Code that draws figures
>> BEGIN

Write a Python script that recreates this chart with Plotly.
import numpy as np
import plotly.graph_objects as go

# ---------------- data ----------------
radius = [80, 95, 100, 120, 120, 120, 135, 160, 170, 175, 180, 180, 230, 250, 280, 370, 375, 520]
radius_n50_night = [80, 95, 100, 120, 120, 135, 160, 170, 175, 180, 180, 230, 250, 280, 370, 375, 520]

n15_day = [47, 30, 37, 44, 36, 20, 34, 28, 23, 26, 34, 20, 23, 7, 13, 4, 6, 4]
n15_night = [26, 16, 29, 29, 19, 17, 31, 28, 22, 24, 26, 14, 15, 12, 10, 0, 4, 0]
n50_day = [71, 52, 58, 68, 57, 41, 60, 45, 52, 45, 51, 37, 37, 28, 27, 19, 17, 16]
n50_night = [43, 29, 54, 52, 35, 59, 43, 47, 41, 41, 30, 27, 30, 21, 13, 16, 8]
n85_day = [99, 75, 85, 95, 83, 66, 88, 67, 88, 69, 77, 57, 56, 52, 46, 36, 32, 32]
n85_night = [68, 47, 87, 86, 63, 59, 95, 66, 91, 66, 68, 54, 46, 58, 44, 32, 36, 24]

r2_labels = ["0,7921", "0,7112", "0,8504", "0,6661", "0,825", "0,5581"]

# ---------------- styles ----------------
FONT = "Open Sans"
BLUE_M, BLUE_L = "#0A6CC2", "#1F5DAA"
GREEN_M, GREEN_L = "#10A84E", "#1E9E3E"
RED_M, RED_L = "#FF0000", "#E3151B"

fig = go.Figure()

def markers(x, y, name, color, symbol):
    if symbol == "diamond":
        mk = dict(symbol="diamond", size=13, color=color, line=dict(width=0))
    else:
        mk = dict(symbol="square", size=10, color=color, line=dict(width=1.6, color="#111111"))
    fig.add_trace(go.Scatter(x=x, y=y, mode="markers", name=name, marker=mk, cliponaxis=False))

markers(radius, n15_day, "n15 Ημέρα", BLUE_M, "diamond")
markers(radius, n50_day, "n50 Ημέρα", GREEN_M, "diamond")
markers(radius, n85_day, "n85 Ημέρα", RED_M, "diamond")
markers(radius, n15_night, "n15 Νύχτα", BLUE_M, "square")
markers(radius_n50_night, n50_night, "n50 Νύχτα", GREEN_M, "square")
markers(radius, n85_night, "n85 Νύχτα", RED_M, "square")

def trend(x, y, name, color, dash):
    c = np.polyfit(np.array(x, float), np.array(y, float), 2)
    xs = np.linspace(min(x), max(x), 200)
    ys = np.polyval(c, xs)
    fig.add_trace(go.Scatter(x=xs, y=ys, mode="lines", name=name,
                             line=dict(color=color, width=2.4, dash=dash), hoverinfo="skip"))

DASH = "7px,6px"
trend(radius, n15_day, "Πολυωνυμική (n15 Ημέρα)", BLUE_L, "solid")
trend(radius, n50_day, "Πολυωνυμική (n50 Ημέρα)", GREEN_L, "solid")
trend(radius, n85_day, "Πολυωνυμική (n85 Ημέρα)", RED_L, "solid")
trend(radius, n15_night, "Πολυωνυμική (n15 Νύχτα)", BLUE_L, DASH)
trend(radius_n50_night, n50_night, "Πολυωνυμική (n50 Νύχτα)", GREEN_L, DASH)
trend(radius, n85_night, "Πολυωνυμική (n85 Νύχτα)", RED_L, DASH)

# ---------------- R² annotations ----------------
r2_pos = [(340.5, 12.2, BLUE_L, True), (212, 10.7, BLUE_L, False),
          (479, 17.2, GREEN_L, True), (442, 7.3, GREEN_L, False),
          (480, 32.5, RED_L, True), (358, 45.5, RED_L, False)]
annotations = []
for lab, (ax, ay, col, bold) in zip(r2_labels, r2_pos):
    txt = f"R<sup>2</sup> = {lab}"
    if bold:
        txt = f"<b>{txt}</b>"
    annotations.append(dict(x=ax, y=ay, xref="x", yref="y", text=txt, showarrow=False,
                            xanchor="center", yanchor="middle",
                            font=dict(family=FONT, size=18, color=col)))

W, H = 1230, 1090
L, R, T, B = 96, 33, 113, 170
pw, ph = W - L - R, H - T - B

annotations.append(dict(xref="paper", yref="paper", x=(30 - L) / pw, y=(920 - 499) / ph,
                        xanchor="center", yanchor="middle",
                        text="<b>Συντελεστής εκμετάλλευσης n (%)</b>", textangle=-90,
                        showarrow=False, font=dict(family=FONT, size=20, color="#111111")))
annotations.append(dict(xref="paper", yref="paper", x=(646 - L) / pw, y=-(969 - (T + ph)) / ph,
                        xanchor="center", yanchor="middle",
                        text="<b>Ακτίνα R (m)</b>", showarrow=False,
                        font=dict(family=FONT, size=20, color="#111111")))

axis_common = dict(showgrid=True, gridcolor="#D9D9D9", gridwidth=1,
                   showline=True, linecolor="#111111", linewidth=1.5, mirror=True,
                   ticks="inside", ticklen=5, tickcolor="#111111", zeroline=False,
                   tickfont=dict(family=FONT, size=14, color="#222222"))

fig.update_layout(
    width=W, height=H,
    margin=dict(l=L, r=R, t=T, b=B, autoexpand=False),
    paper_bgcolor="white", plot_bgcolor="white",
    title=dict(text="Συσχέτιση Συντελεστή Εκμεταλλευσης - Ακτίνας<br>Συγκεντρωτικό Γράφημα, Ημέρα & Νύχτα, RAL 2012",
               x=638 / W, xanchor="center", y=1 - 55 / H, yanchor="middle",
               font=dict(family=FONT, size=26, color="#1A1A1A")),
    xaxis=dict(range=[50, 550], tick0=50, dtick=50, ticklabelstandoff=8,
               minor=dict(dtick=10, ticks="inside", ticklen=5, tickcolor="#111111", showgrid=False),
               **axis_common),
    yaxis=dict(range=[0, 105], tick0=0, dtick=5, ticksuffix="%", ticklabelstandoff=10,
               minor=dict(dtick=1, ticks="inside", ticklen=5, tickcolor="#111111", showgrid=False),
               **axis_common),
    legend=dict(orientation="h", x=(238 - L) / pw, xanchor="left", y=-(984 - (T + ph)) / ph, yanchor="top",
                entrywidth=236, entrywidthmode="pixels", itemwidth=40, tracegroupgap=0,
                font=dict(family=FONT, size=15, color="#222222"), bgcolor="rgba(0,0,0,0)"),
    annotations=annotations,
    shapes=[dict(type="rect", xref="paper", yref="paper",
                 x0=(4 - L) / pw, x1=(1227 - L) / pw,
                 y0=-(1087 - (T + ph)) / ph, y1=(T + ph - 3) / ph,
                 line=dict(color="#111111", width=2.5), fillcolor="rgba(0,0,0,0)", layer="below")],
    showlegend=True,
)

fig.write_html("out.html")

>> END
>> BEGIN

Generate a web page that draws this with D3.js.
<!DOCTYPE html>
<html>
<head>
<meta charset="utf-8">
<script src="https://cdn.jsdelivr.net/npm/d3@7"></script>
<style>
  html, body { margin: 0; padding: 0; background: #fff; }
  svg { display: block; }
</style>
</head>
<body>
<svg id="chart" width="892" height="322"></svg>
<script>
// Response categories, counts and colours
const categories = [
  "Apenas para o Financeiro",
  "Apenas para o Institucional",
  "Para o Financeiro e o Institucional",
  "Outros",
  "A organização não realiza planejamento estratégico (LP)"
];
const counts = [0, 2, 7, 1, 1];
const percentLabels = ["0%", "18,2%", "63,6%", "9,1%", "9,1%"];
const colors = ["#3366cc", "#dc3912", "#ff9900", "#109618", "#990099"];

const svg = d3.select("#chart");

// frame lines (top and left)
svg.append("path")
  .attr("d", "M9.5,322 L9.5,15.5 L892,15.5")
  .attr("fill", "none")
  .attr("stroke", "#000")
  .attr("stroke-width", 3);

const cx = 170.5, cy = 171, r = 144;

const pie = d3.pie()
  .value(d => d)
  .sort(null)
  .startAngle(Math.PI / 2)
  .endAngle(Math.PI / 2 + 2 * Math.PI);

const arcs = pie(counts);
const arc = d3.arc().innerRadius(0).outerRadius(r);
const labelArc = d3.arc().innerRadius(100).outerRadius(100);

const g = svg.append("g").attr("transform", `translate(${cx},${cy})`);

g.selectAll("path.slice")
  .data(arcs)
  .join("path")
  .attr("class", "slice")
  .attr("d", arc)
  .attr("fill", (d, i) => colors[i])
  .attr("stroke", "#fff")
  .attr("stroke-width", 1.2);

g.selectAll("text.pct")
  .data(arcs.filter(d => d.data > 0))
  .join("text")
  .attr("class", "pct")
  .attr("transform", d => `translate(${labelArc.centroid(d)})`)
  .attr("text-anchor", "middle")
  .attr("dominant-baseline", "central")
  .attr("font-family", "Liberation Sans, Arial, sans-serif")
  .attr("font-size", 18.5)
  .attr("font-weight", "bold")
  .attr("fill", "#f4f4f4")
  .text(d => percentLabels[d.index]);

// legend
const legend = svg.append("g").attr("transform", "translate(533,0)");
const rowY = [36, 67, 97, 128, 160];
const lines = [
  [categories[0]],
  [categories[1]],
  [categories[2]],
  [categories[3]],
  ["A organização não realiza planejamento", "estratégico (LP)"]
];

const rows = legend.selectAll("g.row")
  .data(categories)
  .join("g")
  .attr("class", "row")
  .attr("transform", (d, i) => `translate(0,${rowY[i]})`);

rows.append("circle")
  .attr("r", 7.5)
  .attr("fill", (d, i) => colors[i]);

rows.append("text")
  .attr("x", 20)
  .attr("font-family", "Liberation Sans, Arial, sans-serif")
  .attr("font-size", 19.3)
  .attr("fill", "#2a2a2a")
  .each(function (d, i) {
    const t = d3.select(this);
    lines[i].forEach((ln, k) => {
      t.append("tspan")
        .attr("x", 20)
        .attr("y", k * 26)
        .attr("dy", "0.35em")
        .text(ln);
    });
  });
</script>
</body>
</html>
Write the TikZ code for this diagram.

>> END

The lines to transcribe begin at the line with "Generate a web" and end at the line with "const cx = 170.5, cy = 171, r = 144;"; copy them exactly, both ends included.

Solution
Generate a web page that draws this with D3.js.
<!DOCTYPE html>
<html>
<head>
<meta charset="utf-8">
<script src="https://cdn.jsdelivr.net/npm/d3@7"></script>
<style>
  html, body { margin: 0; padding: 0; background: #fff; }
  svg { display: block; }
</style>
</head>
<body>
<svg id="chart" width="892" height="322"></svg>
<script>
// Response categories, counts and colours
const categories = [
  "Apenas para o Financeiro",
  "Apenas para o Institucional",
  "Para o Financeiro e o Institucional",
  "Outros",
  "A organização não realiza planejamento estratégico (LP)"
];
const counts = [0, 2, 7, 1, 1];
const percentLabels = ["0%", "18,2%", "63,6%", "9,1%", "9,1%"];
const colors = ["#3366cc", "#dc3912", "#ff9900", "#109618", "#990099"];

const svg = d3.select("#chart");

// frame lines (top and left)
svg.append("path")
  .attr("d", "M9.5,322 L9.5,15.5 L892,15.5")
  .attr("fill", "none")
  .attr("stroke", "#000")
  .attr("stroke-width", 3);

const cx = 170.5, cy = 171, r = 144;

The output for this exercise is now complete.